Album Review: Wolves Like Us – Brittle Bones

Wolves Like Us

Album Review: Wolves Like Us - Brittle Bones
Reviewed by Dan Barnes

The Norwegian four-piece’s first album in five years arrives without the need for fanfare or posturing.

Opening tracks 'Stand Up to Get Down' and 'Stay Cold' sound and feel like a restrained version of Helmet. Both are solid alternative rock numbers but there was part of me that felt, after so long away, Wolves Like Us could have come back with more fire. However, following on from the by the numbers of the first couple of songs, Brittle Bones throws a curve ball and opens 'Property of Dortmund' with a single acoustic guitar which eventually gives way to a huge riff and it is at this point that the album really starts to reveal the myriad of ideas contained within.

There is no doubt that Wolves Like Us are a tight unit but the rhythm section’s incredible work on Brittle Bones makes for a compelling collection and allows the twin guitars to fill the songs with pounding chords or, when needed, to simply lay down a fragile line. It is the use of contrasting styles by Wolves Like Us that makes Brittle Bones such an interesting record; one minute they’re spitting bile over massive riffs, as on 'Winter Chains', and the next they’re delivering heart-felt melancholy over soft guitar tones.

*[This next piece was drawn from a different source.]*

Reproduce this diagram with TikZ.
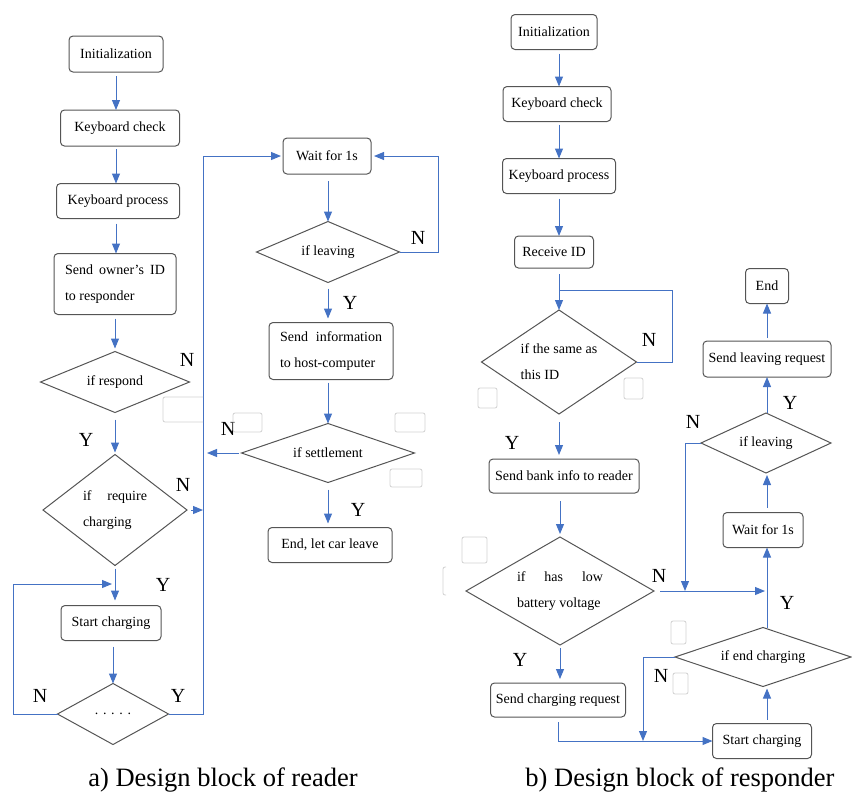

Album Review: Wolves Like Us - Brittle Bones

There are times when they revert to type and return to a latter-era-Helmet styling, as on 'Devil Stare, Part Two', but when listened to in the context of the album, with the ebb and flow of tempo and delivery, as a whole it all fits together.

Wolves Like Us’ musical palette even extends to the deep and doomy, with 'On the Low' opening at a glacial plod before accelerating as it builds in urgency. Brittle Bones is an album of ideas and it is almost as if the record has been gearing the listener up to closing track 'Plastic On Fire'. Here, it feels as though all that has gone before had been an overture for this: the contrast of light and shade, the heavy and the subtle, the ferocity and the haunting, all are coalesced in this sub-four minute track.

After five years away Wolves Like Us have delivered a fine alternative rock record in the vein of Dead to the World-era Helmet and in doing so have positioned themselves as a band that needs to be taken seriously.

 

Wolves Like Us' album 'Brittle Bones' is released via Pelagic Records on October 25th.